Robert C. Irvin
District #2
Noblesville, Ind.
EX-SLAVE, LIFE STORY OF
BARNEY STONE, FORMER SLAVE, HAMILTON CO.
This is the life story of Barney Stone, a highly respected colored gentleman of Noblesville, Hamilton County seat. Mr. Stone is near nintey-one years old, is in sound physical condition and still has a remarkable memory. He was a slave in the state of Kentucky for more than sixteen years and a soldier in the Union army for nearly two years. He educated himself and taught school to colored children four years following the Civil War. He studied in 1868, and has been a preacher in the Colored Baptist Faith for sixty nine years, having been instrumental in the building of seven churches in that time. Mr. Stone joined the K. of P. Lodge, the I.O.O.F. and Masonic Lodge and is still a member of the latter.
This fine old colored man has always worked hard for the uplift and advancement of the colored race and has accomplished much in this effort in the States of Tennessee, Kentucky and Indiana. He, together with his preaching of the gospel, and his lecturing, has followed farming. He now has a field of sweet corn and a fine, large garden, which he plowed, planted and tended himself and not a weed can be found in either. He is the only ex-slave now living in Hamilton County, the others all deceased, and is one of three living members of Hamilton county G.A.R. the other two members being white.
Mr. Stone has given to the writer "My Life's Story", which he desires to call it, and in this story he pictures to the reader, "sixteen years of hell as a slave on a plantation," a story which will convince the reader that, even though much blood was shed in our Civil War, the war was a Godsend to the American Nation. This story is told just as given by Mr. Stone.
MY LIFE'S STORY
"My name is Barney Stone, I was born in slavery, May 17, 1847, in Spencer County, Kentucky. I was a slave on the plantation of Lemuel Stone (all slaves bore the last name of their master) for nearly seventeen years and was considered a leader among the young slaves on our plantation. My Mammy was mother to ten children, all slaves, and my Pappy, Buck Grant, was a buck slave on the plantation of John Grant, his Mastah; my pappy was used much as a male cow is used on the stock farm and was hired out to other plantation owners for that purpose and was regarded as a valuable slave. His Mastah permitted him to visit my mother each week-end on our plantation.
My Mastah was a hard man when he was angry, drinking or not feeling well, then at times he was kind to us. I was compelled to pick cotton and do other work when I was a very small boy. Mastah would never sell me because I was regarded as the best young slave on the plantation. Different from many other slaves, I was kept on the plantation from the day I was born until the day I ran away.

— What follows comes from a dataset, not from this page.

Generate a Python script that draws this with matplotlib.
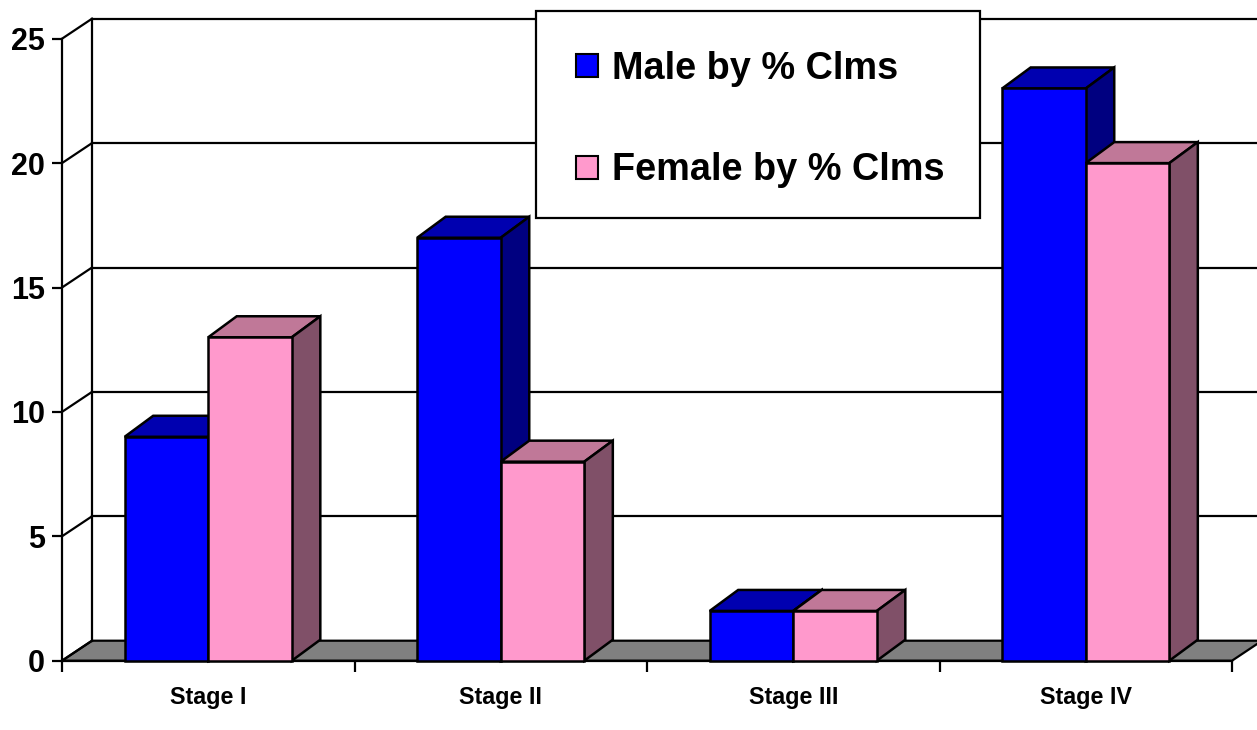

Slaves were sold in two ways, sometimes at private sale to a man who went about the Southland buying slaves until he has many in his possession, then he would have a big auction sale and would re-sell them to the highest bidder, much in the same manner as our live-stock are sold now in auction sales. Professional slave buyers in those days were called "nigger buyers". He came to the plantation with a doctor. He would point out two or three slaves which looked good to him and which could be spared by the owner, and would have the doctor examine the slave's heart. If the doctor pronounced the slave as sound, then the nigger buyer would make an offer to the owner and if the amount was satisfactory, the slave was sold. Some large plantation owners, having a large number of slaves, would hold a public auction and dispose of some of them, then he would attend another sale and buy new slaves, this was done sometimes to get better slaves and sometimes to make money on the sale of them.

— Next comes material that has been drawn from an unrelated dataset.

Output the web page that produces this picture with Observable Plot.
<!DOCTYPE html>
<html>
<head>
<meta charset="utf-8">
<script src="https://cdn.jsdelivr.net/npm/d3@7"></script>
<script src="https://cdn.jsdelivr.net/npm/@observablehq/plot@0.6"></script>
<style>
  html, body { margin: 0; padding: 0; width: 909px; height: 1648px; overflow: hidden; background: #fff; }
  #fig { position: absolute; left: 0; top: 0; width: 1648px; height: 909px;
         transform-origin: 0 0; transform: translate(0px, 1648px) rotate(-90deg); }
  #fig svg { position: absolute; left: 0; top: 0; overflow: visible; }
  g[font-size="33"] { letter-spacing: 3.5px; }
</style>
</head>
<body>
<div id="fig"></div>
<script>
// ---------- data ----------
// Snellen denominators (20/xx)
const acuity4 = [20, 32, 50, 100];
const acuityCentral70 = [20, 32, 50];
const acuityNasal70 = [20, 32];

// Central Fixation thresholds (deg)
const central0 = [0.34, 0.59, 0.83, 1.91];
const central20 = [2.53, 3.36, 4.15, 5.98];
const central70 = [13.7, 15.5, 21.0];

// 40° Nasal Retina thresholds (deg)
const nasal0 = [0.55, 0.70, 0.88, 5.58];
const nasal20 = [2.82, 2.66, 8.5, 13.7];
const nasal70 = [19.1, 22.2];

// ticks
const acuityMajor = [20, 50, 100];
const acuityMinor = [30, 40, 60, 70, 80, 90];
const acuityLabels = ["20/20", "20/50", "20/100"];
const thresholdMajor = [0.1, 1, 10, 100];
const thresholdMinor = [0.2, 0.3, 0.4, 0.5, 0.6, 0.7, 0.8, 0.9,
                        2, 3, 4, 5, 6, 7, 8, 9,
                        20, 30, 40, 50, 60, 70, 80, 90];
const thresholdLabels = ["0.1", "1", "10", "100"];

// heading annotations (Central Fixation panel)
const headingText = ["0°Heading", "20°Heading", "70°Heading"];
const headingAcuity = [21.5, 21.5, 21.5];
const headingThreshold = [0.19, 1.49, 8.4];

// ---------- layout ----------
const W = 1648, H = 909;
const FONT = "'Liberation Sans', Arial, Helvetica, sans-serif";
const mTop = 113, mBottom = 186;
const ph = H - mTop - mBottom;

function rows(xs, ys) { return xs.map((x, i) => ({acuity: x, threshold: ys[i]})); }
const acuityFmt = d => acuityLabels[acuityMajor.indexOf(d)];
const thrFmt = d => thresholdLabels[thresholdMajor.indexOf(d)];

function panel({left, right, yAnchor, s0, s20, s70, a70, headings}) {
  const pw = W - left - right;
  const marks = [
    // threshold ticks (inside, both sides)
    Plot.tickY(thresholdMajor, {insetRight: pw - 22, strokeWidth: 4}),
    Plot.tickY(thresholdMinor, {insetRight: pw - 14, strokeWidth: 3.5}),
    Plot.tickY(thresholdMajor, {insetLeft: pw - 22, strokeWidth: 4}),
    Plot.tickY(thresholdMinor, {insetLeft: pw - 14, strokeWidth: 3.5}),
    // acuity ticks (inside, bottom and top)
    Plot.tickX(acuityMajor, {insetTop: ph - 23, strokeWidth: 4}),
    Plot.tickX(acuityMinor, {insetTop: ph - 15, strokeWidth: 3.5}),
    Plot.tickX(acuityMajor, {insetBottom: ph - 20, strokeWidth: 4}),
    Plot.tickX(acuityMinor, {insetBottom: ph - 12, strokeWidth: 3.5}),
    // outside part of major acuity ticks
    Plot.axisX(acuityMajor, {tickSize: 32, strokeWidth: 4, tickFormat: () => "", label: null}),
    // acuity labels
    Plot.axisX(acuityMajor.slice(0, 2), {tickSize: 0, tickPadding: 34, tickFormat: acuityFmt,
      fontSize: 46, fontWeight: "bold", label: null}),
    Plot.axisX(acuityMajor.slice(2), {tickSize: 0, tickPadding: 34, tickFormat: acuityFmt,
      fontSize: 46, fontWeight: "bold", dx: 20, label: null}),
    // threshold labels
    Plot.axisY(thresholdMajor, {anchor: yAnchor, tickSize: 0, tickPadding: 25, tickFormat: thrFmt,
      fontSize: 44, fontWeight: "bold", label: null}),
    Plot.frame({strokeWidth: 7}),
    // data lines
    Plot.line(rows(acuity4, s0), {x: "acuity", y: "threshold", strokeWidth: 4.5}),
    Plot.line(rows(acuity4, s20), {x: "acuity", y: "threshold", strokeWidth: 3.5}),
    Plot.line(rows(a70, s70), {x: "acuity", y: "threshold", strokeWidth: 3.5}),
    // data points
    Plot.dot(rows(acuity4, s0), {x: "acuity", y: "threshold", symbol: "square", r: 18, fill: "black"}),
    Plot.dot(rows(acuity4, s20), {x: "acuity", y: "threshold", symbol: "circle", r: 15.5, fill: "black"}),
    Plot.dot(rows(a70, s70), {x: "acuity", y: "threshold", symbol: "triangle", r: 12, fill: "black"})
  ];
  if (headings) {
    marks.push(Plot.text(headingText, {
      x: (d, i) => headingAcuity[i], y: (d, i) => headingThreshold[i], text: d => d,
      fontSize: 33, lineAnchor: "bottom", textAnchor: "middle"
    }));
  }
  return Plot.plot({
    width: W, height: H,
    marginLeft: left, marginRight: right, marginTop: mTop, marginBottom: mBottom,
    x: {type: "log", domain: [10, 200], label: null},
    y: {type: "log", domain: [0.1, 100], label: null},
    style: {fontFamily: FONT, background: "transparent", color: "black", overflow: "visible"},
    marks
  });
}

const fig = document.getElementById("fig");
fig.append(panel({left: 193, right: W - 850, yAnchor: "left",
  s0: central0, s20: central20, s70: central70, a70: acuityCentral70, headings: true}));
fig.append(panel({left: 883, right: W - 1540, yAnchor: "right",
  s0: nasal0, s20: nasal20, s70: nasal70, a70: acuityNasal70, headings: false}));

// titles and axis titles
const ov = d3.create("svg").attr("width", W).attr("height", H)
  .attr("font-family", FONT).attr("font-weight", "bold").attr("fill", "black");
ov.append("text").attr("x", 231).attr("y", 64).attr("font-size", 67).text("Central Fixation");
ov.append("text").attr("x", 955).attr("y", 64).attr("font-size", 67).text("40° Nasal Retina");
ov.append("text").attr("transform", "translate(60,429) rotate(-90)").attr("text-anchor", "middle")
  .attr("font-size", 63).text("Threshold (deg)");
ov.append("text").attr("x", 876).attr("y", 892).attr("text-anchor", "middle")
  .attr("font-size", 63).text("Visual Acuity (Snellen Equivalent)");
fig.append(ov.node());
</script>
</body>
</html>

Many times, as I have said before, our treatment on our plantation was horrible. When I was just a small boy, I witnessed my sister sold and taken away. One day one of horses came into the barn and Mastah noticed that she was caripped. He flew into a rage and thought I had hurt the horse, either that, or that I knew who did it. I told him that I did not do it and he demanded that I tell him who did it, if I didn't. I did not know and when I told him so, he secured a whip tied me to a post and whipped me until I was covered with blood. I begged him, "Mastah, Mastah, please don't whip me, I do not know who did it." He then took out his pocket knife and I would have been killed if Missus (his dear wife) had not make him quit. She untied me and cared for me.